Non contano tanto gli avvenimenti quanto gli interrogativi che questi avvenimenti suscitano nella mente del lettore. Ora, l'immagine, anche se gestita da un regista geniale come Welles, e peggio ancora il libretto d'opera possono restituire i diversi momenti dell'esile trama del romanzo ma non la spirale intellettuale e morale nella quale ci fa sprofondare Kafka, spirale in cui si può vedere una straordinaria anticipazione di molti aspetti del mondo moderno, ma anche un'illustrazione del malessere della coscienza separata da qualsiasi ordine o legge ma non per questo estranea al bisogno di detta legge. Prima ancora di vedere lo spettacolo sorge questa perplessità nello spettatore.

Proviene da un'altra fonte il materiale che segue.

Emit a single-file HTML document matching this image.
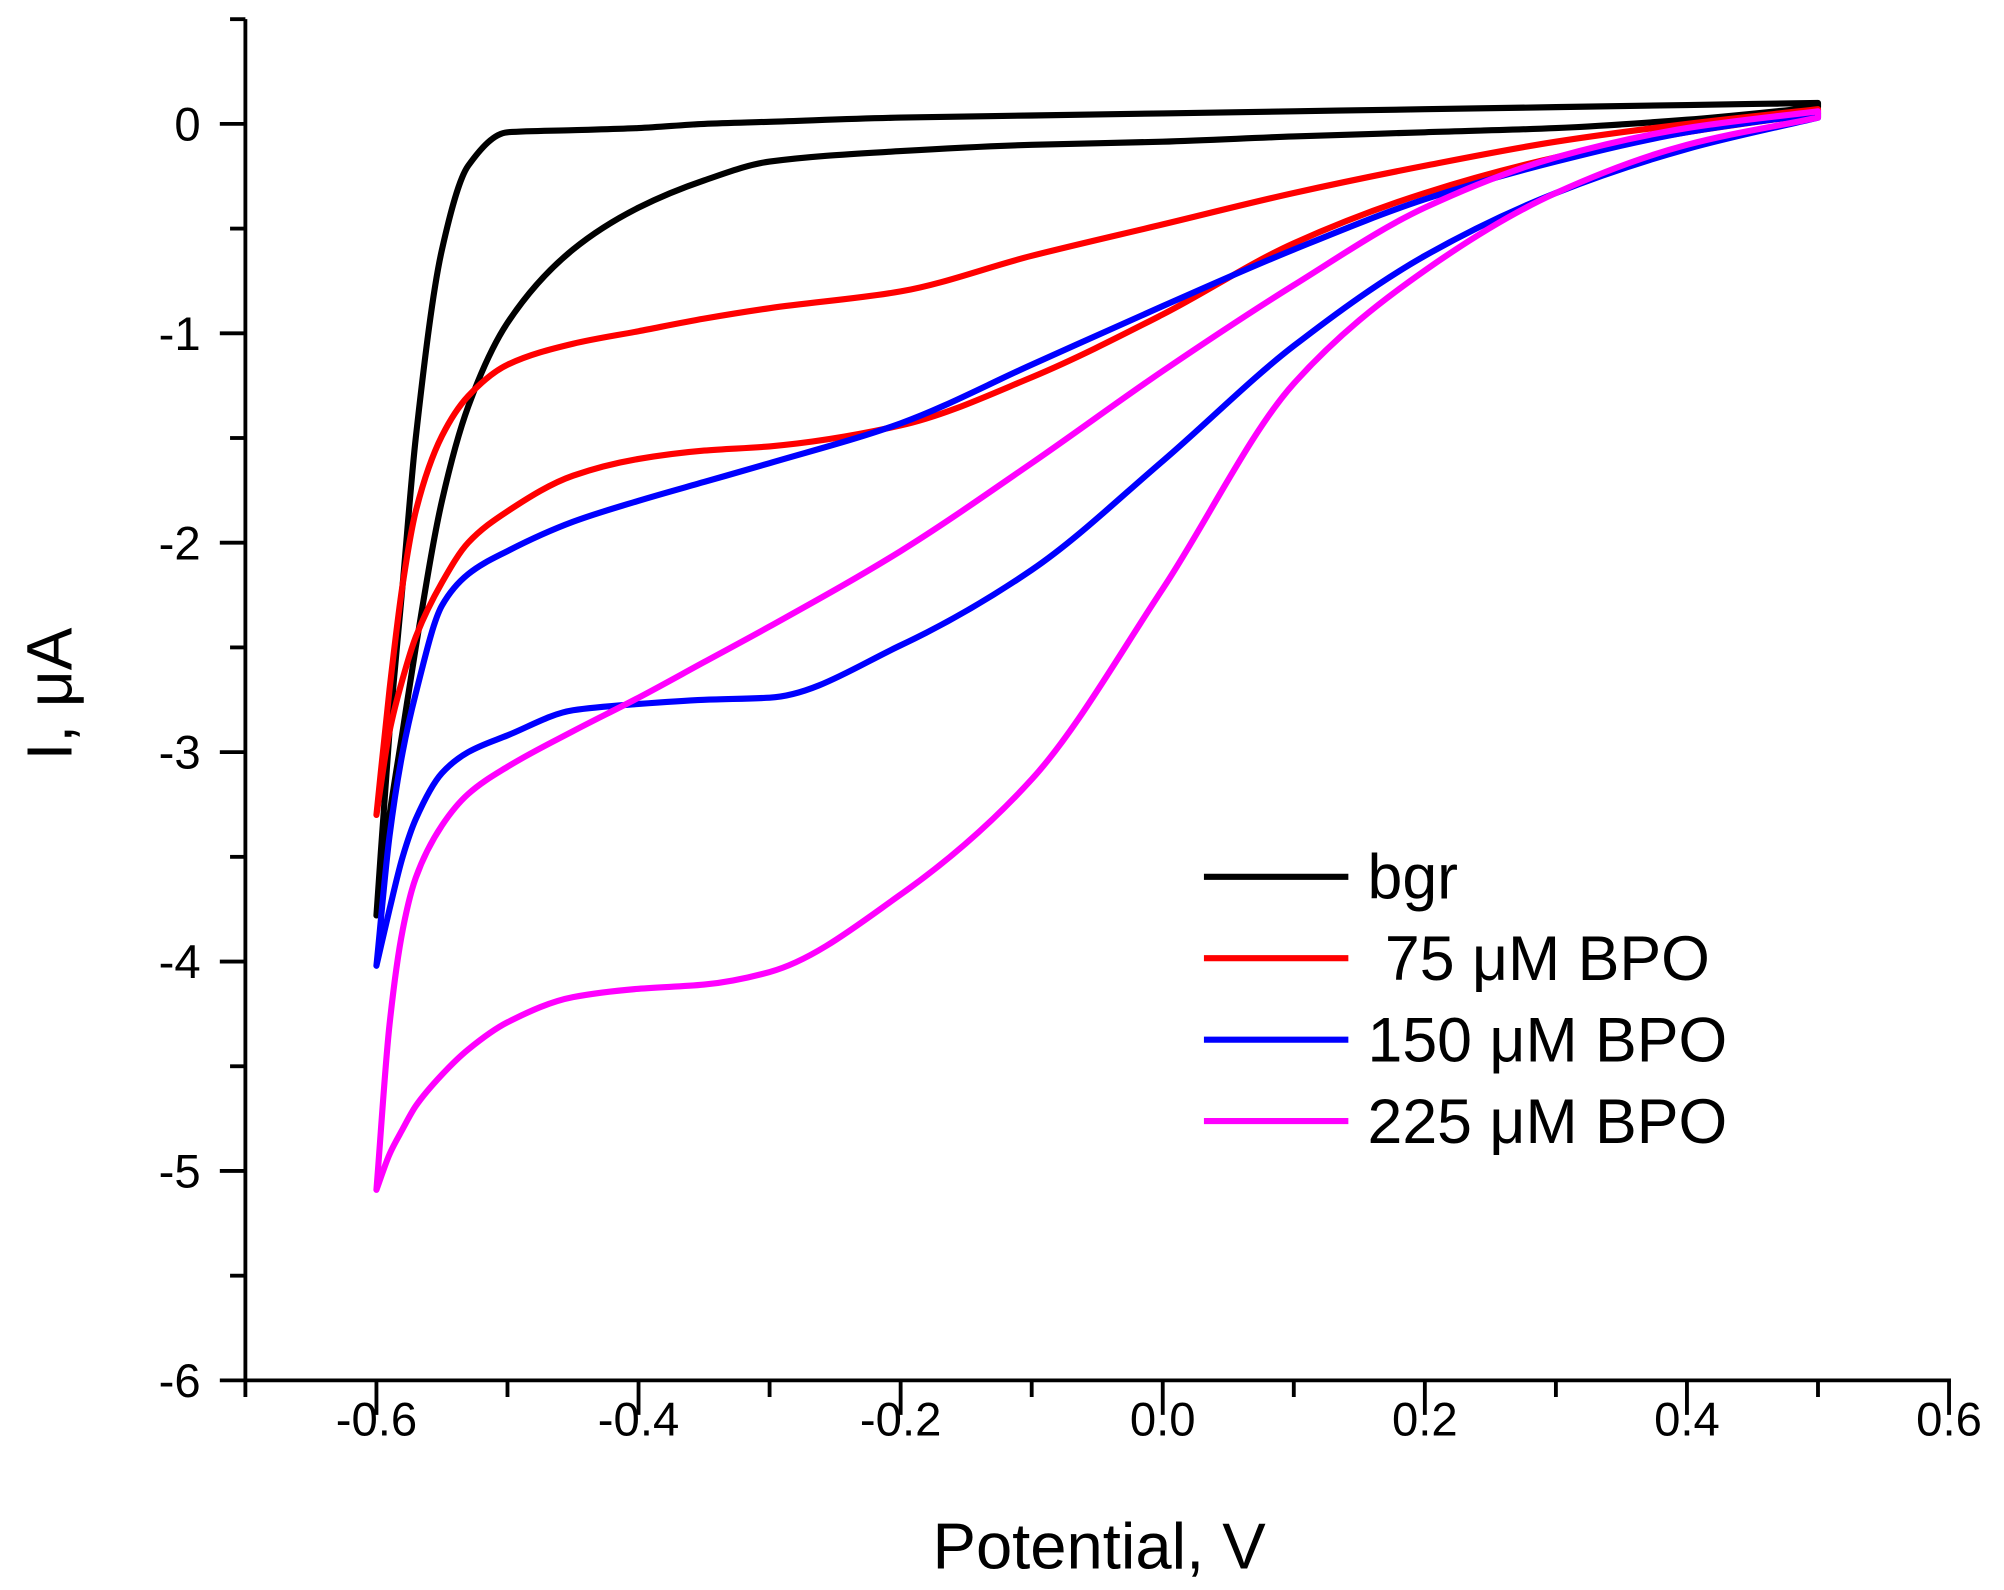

Manoury è naturalmente conscio di questi ostacoli, come lo nota in una sua intervista del programma di sala : "Il existe une narration, mais sans lien de causalité; l'ordre des chapitres pourrait parfois y être différent: c'est précisément cet aspect fragmentaire du roman qui m'a intéressé pour la composition de mon opéra". Il musicista non è estraneo a questa tecnica narrativa che ha esplorato nella sua precedente opera 60ème parallèle (creata al Théâtre du Châtelet nel 1997) in cui varie storie s'incontrano nella sala d'aspetto di un aeroporto. Tuttavia, nonostante i vari accorgimenti tecnici di cui usa il compositore in K… (orchestra più o meno densa, associazione di musica elettronica e di un'orchestra sinfonica, sofisticata molteplicità delle fonti sonore assicurata dal potente sistema di amplificazione predisposto nella sala, trattamento elettronico della voce per un coro "virtuale"), manca una dinamica percepibile per l'ascoltatore, si ha l'impressione di un'incertezza compositiva, e ci si rassegna ad un rapporto episodico, saltuario, con la musica.

Manoury ha voluto creare un "teatro di conversazione", senza concertati, che poggia essenzialmente su un recitativo molto libero, dal secco all'arioso. La parte musicale è gestita con molta sicurezza da Russell Davies e nell'insieme la distribuzione vocale è di buon livello: ottimi A. Scheibner, S. Anthony, G. Reinhart o K. Riegel, buoni gli altri, sicché nell'insieme la distribuzione vocale era omogenea e di buon livello.

La realizzazione scenica (scenografia e regia) era buona: il dispositivo scenico di Rieti permetteva in poco tempo, senza rumore (non dimentichiamo che non c'era intervallo) e con pochi mezzi, di suggerire diversi luoghi, tribunale, cattedrale o appartamento. L'occhio era soddisfatto anche se l'orecchio lo era solo in parte.